§ Aim: Below are the records; locate each line with the word "chart" and copy it.
** start Material for the task **
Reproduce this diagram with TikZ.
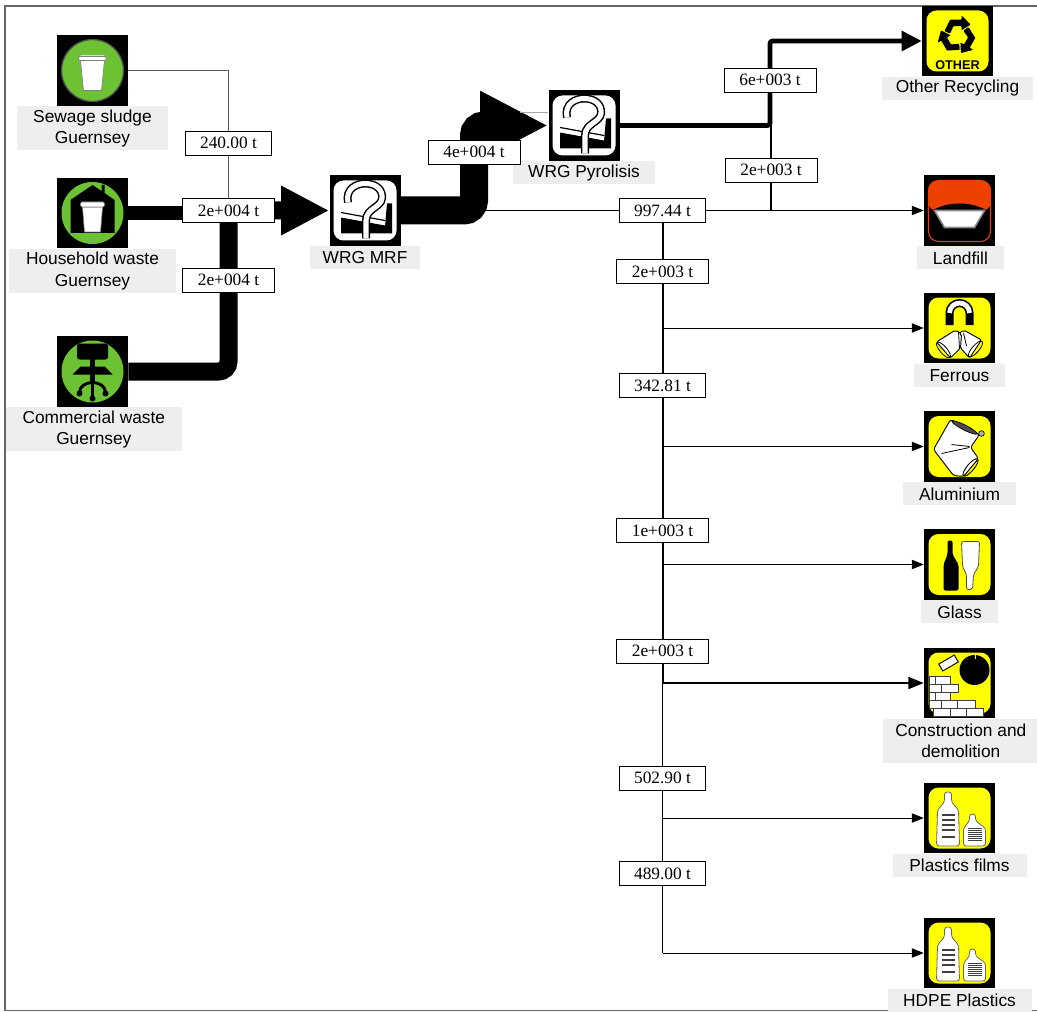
** end Material for the task **
** start Material for the task **
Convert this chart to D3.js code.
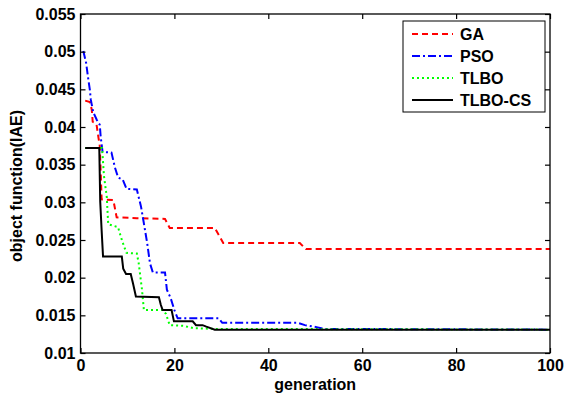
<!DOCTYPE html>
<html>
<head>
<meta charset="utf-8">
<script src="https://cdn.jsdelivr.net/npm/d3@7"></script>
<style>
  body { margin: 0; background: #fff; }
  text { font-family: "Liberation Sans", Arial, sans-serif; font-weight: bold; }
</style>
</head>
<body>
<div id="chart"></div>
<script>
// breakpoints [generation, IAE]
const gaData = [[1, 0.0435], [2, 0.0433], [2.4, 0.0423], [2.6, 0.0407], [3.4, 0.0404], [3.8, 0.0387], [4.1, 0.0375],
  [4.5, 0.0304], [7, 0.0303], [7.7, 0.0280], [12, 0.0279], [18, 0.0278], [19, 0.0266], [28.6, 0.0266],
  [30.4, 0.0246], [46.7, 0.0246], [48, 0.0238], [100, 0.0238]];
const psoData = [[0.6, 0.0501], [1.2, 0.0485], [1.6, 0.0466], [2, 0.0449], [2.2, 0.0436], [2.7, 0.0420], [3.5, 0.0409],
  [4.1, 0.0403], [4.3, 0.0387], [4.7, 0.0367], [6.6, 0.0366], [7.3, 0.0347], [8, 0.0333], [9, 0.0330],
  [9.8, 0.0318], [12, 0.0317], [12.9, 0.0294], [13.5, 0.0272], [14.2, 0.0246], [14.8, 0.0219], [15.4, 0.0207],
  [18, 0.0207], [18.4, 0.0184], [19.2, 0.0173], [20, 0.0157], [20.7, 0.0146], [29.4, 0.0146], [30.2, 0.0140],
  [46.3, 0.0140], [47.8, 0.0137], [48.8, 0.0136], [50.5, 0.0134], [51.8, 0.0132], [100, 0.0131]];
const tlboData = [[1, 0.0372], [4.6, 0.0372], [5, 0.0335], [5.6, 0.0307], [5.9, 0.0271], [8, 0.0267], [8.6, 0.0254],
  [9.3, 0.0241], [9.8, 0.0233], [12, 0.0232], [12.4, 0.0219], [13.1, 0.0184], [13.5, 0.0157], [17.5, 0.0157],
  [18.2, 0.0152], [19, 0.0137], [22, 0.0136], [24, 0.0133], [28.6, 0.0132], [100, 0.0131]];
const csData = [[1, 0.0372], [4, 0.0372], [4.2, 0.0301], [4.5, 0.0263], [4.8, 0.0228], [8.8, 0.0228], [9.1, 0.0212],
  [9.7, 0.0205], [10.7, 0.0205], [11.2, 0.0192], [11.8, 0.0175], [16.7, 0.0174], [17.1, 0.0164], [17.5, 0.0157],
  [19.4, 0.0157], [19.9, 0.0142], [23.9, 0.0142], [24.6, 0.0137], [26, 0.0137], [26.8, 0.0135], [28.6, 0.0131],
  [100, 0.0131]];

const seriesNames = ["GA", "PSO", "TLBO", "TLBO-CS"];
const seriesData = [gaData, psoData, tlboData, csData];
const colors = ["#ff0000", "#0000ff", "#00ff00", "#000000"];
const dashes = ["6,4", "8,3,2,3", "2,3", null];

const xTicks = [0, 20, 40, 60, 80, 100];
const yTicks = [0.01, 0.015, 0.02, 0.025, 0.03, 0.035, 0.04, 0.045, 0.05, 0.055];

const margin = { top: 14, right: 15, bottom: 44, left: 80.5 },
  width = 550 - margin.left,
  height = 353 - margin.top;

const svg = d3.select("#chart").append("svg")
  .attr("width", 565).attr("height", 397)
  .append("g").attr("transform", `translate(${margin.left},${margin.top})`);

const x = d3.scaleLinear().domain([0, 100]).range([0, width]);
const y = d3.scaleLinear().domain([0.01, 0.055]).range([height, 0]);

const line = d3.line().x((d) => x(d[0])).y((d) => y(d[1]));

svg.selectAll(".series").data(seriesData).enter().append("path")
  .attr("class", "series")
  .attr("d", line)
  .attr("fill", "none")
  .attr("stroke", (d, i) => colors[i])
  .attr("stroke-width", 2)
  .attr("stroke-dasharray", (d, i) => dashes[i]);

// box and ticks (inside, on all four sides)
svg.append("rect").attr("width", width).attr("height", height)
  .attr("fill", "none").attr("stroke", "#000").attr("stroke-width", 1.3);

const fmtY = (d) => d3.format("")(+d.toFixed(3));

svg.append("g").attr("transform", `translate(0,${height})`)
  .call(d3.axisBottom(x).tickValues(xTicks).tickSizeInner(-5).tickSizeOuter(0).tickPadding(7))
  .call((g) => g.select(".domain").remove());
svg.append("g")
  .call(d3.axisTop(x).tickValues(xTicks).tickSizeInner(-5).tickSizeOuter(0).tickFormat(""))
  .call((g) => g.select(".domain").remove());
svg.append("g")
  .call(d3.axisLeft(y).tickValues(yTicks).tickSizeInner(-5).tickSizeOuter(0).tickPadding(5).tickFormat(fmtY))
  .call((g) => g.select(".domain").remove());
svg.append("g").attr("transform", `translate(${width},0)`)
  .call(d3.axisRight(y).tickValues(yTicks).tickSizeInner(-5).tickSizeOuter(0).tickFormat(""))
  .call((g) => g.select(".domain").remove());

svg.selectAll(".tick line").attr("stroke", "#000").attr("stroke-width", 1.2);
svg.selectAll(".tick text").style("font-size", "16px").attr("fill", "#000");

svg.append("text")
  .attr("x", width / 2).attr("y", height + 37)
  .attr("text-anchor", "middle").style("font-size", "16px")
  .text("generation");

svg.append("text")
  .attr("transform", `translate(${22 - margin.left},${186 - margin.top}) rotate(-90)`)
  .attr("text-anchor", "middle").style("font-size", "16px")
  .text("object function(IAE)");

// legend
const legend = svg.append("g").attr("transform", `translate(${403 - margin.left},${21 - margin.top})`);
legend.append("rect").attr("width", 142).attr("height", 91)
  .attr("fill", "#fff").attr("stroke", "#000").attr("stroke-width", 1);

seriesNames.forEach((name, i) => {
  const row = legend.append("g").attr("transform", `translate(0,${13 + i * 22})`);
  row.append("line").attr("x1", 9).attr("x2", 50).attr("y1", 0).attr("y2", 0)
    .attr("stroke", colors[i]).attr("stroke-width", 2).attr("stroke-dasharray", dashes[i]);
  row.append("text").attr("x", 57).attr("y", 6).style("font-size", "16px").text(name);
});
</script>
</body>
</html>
** end Material for the task **
§ Full response:
Convert this chart to D3.js code.
<div id="chart"></div>
const svg = d3.select("#chart").append("svg")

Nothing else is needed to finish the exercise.